I know organ trafficking is a huge issue in some countries. I don’t comment on it on my blog because it’s a tough situation.
I can understand why some patients would undertake the risk because of the massive shortage of organs.
So I was expecting this documentary to be grim & even possibly somewhat sensationalistic from the description. That could not be farther from the truth.
Kidneys on Ice is actually is very balanced. It does touch on trafficking but doesn’t glamorize it. It shows how the poor are exploited & the impact such trafficking has on people, but it’s an interesting study on the global donation shortage as whole.
Granted the statistics are dated, as this documentary was made in 2008, still it’s worth a watch, both for the personal stories & the global view.
I find myself wishing they’d make a follow-up in a few years at the 10 year mark & re-profile the countries to see if anything has changed, either for better or worse.

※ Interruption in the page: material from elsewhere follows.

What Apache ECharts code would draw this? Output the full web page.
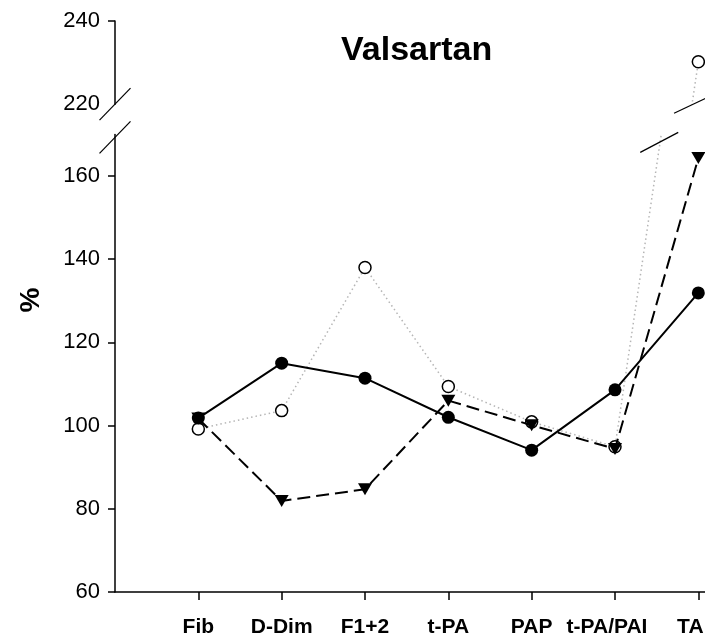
<!DOCTYPE html>
<html>
<head>
<meta charset="utf-8">
<script src="https://cdn.jsdelivr.net/npm/echarts@6/dist/echarts.min.js"></script>
<style>
html,body{margin:0;padding:0;background:#fff;overflow:hidden;}
#chart{width:705px;height:638px;}
</style>
</head>
<body>
<div id="chart"></div>
<script>
// ---- data ----
const categories = ['Fib', 'D-Dim', 'F1+2', 't-PA', 'PAP', 't-PA/PAI', 'TA'];
const solidCircles = [101.8, 115.0, 111.4, 102.0, 94.1, 108.6, 131.9];
const dashedTriangles = [101.7, 81.9, 84.7, 106.0, 100.1, 94.4, 164.3];
const dottedOpenCircles = [99.2, 103.6, 138.0, 109.4, 100.9, 94.9, 230.2];
const lowerTicks = [60, 80, 100, 120, 140, 160];
const upperTicks = [240];
const upperLabels = [220, 240];
const lowerRange = [60, 170];
const upperRange = [220, 240];
const title = 'Valsartan';
const yName = '%';

const FONT = 'Liberation Sans, Arial, sans-serif';
const xPos = categories.map((c, i) => i + 1);
const toXY = arr => arr.map((v, i) => [xPos[i], v]);
const xMax = 7.08;

const chart = echarts.init(document.getElementById('chart'), null, {renderer: 'canvas'});

function seriesFor(gridIdx) {
  return [
    {
      type: 'line', xAxisIndex: gridIdx, yAxisIndex: gridIdx,
      data: toXY(dottedOpenCircles), clip: true, z: 2,
      symbol: 'circle', symbolSize: 12,
      itemStyle: {color: '#fff', borderColor: '#000', borderWidth: 1.5},
      lineStyle: {color: '#b5b5b5', width: 1.5, type: [1.5, 3]},
      animation: false
    },
    {
      type: 'line', xAxisIndex: gridIdx, yAxisIndex: gridIdx,
      data: toXY(solidCircles), clip: true, z: 3,
      symbol: 'circle', symbolSize: 13,
      itemStyle: {color: '#000'},
      lineStyle: {color: '#000', width: 2},
      animation: false
    },
    {
      type: 'line', xAxisIndex: gridIdx, yAxisIndex: gridIdx,
      data: toXY(dashedTriangles), clip: true, z: 4,
      symbol: 'triangle', symbolRotate: 180, symbolSize: [14, 12],
      itemStyle: {color: '#000'},
      lineStyle: {color: '#000', width: 2, type: [13, 6]},
      animation: false
    }
  ];
}

const axisText = {color: '#000', fontSize: 22, fontFamily: FONT};
const catLabelStyle = {color: '#000', fontSize: 21, fontWeight: 'bold', fontFamily: FONT};

const option = {
  animation: false,
  backgroundColor: '#fff',
  title: {
    text: title, left: 336, top: 29,
    textStyle: {fontSize: 34, fontWeight: 'bold', fontFamily: FONT, color: '#000'}
  },
  grid: [
    {left: 115, right: 0, top: 21, height: 83.2, outerBoundsMode: 'none', containLabel: false},
    {left: 115, right: 0, top: 134.4, bottom: 46, outerBoundsMode: 'none', containLabel: false}
  ],
  xAxis: [
    {type: 'value', gridIndex: 0, min: 0, max: xMax, show: false},
    {
      type: 'value', gridIndex: 1, min: 0, max: xMax, interval: 1,
      axisLine: {show: true, onZero: false, lineStyle: {color: '#000', width: 1.5}},
      axisTick: {show: true, customValues: xPos, length: 8, lineStyle: {color: '#000', width: 1.5}},
      axisLabel: Object.assign({
        customValues: xPos, margin: 25, hideOverlap: false,
        formatter: v => {
          const i = Math.round(v) - 1;
          const t = categories[i] || '';
          return i >= categories.length - 2 ? '{s|' + t + '}' : t;
        },
        rich: {s: Object.assign({padding: [0, 16, 0, 0]}, catLabelStyle)}
      }, catLabelStyle),
      splitLine: {show: false}
    }
  ],
  yAxis: [
    {
      type: 'value', gridIndex: 0, min: upperRange[0], max: upperRange[1], interval: 20,
      axisLine: {show: true, lineStyle: {color: '#000', width: 1.5}},
      axisTick: {show: true, customValues: upperTicks, length: 7, lineStyle: {color: '#000', width: 1.5}},
      axisLabel: Object.assign({customValues: upperLabels, margin: 15}, axisText),
      splitLine: {show: false}
    },
    {
      type: 'value', gridIndex: 1, min: lowerRange[0], max: lowerRange[1], interval: 10,
      axisLine: {show: true, lineStyle: {color: '#000', width: 1.5}},
      axisTick: {show: true, customValues: lowerTicks, length: 7, lineStyle: {color: '#000', width: 1.5}},
      axisLabel: Object.assign({customValues: lowerTicks, margin: 15}, axisText),
      splitLine: {show: false}
    }
  ],
  series: seriesFor(0).concat(seriesFor(1))
};
chart.setOption(option);

// break marks and y-axis name
function px(gridIdx, x, y) {
  return chart.convertToPixel({xAxisIndex: gridIdx, yAxisIndex: gridIdx}, [x, y]);
}
// crossing of the dotted series between last two points with a given value
function crossX(val) {
  const n = dottedOpenCircles.length;
  const y0 = dottedOpenCircles[n - 2], y1 = dottedOpenCircles[n - 1];
  return xPos[n - 2] + (val - y0) / (y1 - y0) * (xPos[n - 1] - xPos[n - 2]);
}
const upBottom = px(0, 0, upperRange[0]);
const lowTop = px(1, 0, lowerRange[1]);
const rUp = px(0, crossX(upperRange[0]), upperRange[0]);
const rLow = px(1, crossX(lowerRange[1]), lowerRange[1]);
function slash(c, dx, dy) {
  return {
    type: 'line', z: 100,
    shape: {x1: c[0] - dx, y1: c[1] + dy, x2: c[0] + dx, y2: c[1] - dy},
    style: {stroke: '#000', lineWidth: 1.2}
  };
}
chart.setOption({
  graphic: [
    slash([upBottom[0], upBottom[1]], 15.5, 16),
    slash([lowTop[0], lowTop[1] + 3], 15.5, 16),
    slash([rUp[0] - 1, rUp[1] + 1], 17, 8),
    slash([rLow[0] - 2, rLow[1] + 8], 19, 10),
    {
      type: 'text', x: 31, y: 300, rotation: Math.PI / 2, z: 100,
      style: {text: yName, fontSize: 28, fontWeight: 'bold', fontFamily: FONT, fill: '#000',
              align: 'center', verticalAlign: 'middle'}
    }
  ]
});
</script>
</body>
</html>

It does focus on kidneys, but does mention other transplants.
All in all, I thought it was very well researched & presented in a balanced way. I’m very glad I watched it.
It in no way romanticizes trafficking or illegal donations & transplants, but it does touch on certain factors as to why in some countries it is a thriving business. I think this is an important distinction & important for people to understand.
If given the opportunity & I find them, I’d be willing to watch Anja Dalhoff’s other documentaries as she takes a very investigative, well-researched, & well presented approach to her documentaries.
I think at a later time, I might come back and order it.
They also have very fascinating films on human trafficking & fetal alcohol syndrome.
For those with Amazon Prime, I checked & they did offer it for viewing under their collection. But I found it while trying out content on Fandor.